Du coté des EPI, » il apparaît que les EPI font l’objet d’une mise en oeuvre pour le moins disparate d’un collège à l’autre et qu’ils fonctionnent beaucoup sur de l’existant. Un chef d’établissement tient à souligner également qu’il est difficile de parvenir à connaître les contenus réels de EPI. Il y a bien souvent des heures « fléchées EPI » dans l’emploi du temps mais le contenu réel n’en est pas connu. De plus, il apparaît clairement que certaines disciplines s’engagent plus que d’autres dans le dispositif, les disciplines scientifiques le plus souvent ». Le rapport préconise de « raccorder les EP et l’AP au cycle 3 dans les formations de bassin » et de renforcer l’accompagnement par les inspecteurs.
Le point le plus noir c’est l’évaluation. Pour le rapport cela tient au retard du livret scolaire numérique (LSUN), dispositif qui devait amener les enseignants à changer leur évaluation. Mais le rapport souligne aussi un problème pédagogique. Il préconise de prioriser la réflexion sur la progression, du point de vue des élèves et d’élaborer des ressources au niveau académique et national sur les progressions.
CSP et Cnesco à recadrer
Justement la question de l’évaluation est suivie de près par le Comité qui s’était montré très critique sur le Cnesco et le CSP en 2016.
S’agissant du CSP, le comité salue son travail. Mais il pose quand même la question de son indépendance. » Le comité pose la question des raisons profondes de l’année de retard de la livraison des nouveaux programmes : temps de rodage d’un fonctionnement, nécessité d’une clarification du processus global menant à la publication des programmes et de la place de chaque type d’acteurs de ce processus, résistance à l’indépendance conférée au CSP. En outre, eu égard aux chantiers que le CSP n’a pas engagés, extrêmement importants, tels la formation des enseignants, l’introduction des pratiques numériques dans les pratiques pédagogiques, les programmes du lycée, le baccalauréat, le Comité de suivi se pose également la question de savoir si la redéfinition du statut d’indépendance du CSP par rapport au ministre en charge de l’éducation ne mérite pas d’être posée ».
Le comité invite à » réfléchir à un modèle tirant davantage la leçon de la nature indépendante du CSP, sous la forme d’une agence dotée de moyens matériels et humains et de mandats mieux adaptés à ses missions ».

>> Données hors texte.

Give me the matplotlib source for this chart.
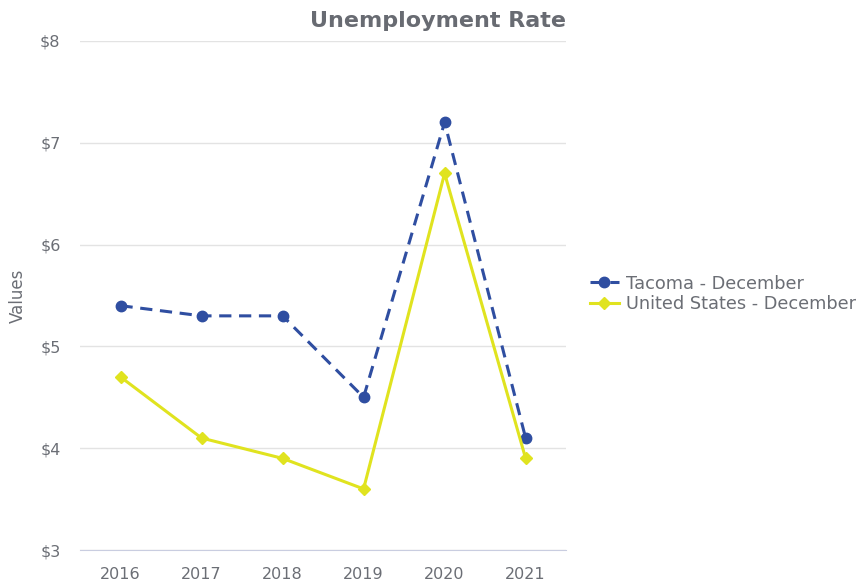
import matplotlib
matplotlib.use('Agg')
import matplotlib.pyplot as plt
import numpy as np

years = ['2016', '2017', '2018', '2019', '2020', '2021']
tacoma = [5.4, 5.3, 5.3, 4.5, 7.2, 4.1]
us = [4.7, 4.1, 3.9, 3.6, 6.7, 3.9]
yticks = [3, 4, 5, 6, 7, 8]

plt.rcParams['font.family'] = ['DejaVu Sans']
grey = '#6b6e75'

fig = plt.figure(figsize=(8.63, 5.83), dpi=100)
ax = fig.add_axes([0.0927, 0.0566, 0.5633, 0.8731])

x = np.arange(len(years))
ax.plot(x, tacoma, '--', color='#2f4ea1', lw=2.2, marker='o', ms=7.5,
        dashes=(4, 2.5), label='Tacoma - December', zorder=3)
ax.plot(x, us, '-', color='#e0e31f', lw=2.2, marker='D', ms=6,
        label='United States - December', zorder=3)

ax.set_xlim(-0.5, 5.5)
ax.set_ylim(3, 8)
ax.set_xticks(x)
ax.set_xticklabels(years)
ax.set_yticks(yticks)
ax.set_yticklabels(['$%d' % v for v in yticks])
ax.grid(axis='y', color='#e3e3e3', lw=1)
ax.set_axisbelow(True)
for s in ['top', 'right', 'left']:
    ax.spines[s].set_visible(False)
ax.spines['bottom'].set_color('#c9cde0')
ax.tick_params(length=0, colors=grey, labelsize=11.5)
ax.tick_params(axis='x', pad=12)
ax.tick_params(axis='y', pad=14)

fig.text(18 / 863, 1 - 296 / 583, 'Values', rotation=90, color=grey,
         fontsize=12, ha='center', va='center')

ax.set_title('Unemployment Rate', loc='right', fontsize=16, fontweight='bold',
             color='#686b72', pad=10)

leg = ax.legend(loc='center left', bbox_to_anchor=(1.035, 0.503), frameon=False,
                fontsize=12.8, labelcolor=grey, handlelength=1.6,
                handletextpad=0.4, borderaxespad=0, labelspacing=0.15)

fig.savefig('out.png', dpi=100)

Justement cette agence le rapport la présente à quelques pages de distance. » Il pourrait être intéressant de réfléchir à la création d’une agence autonome des parcours scolaires et des formations, qui, sur le modèle du conseil supérieur de l’éducation du Québec, pourrait choisir les thèmes et les partenaires des études qu’il mène sur l’état et les besoins de l’éducation, les modalités de leur diffusion, préconiser des modes de formation des enseignants, organiser la réflexion critique, les consultations, en particulier de représentants de la société civile et du monde économique, et les évaluations sur les programmes et les formations ». Cette agence aurait aussi l’avantage de remplace le CSP et le Cnesco…
S’agissant de ce dernier, le comité reprend les formulations du rapport précédent. » Il apparaît clairement que le CNESCO s’attache aujourd’hui davantage à diffuser les résultats d’enquêtes menées en collaboration avec d’autres entités (organisations syndicales, par exemple) que de développer une culture et une méthodologie de l’évaluation en France ». Il demande de » situer le CNESCO dans le paysage global institutionnel de l’évaluation et par rapport aux instances d’évaluation qui existent à l’intérieur de ce système et à l’extérieur ».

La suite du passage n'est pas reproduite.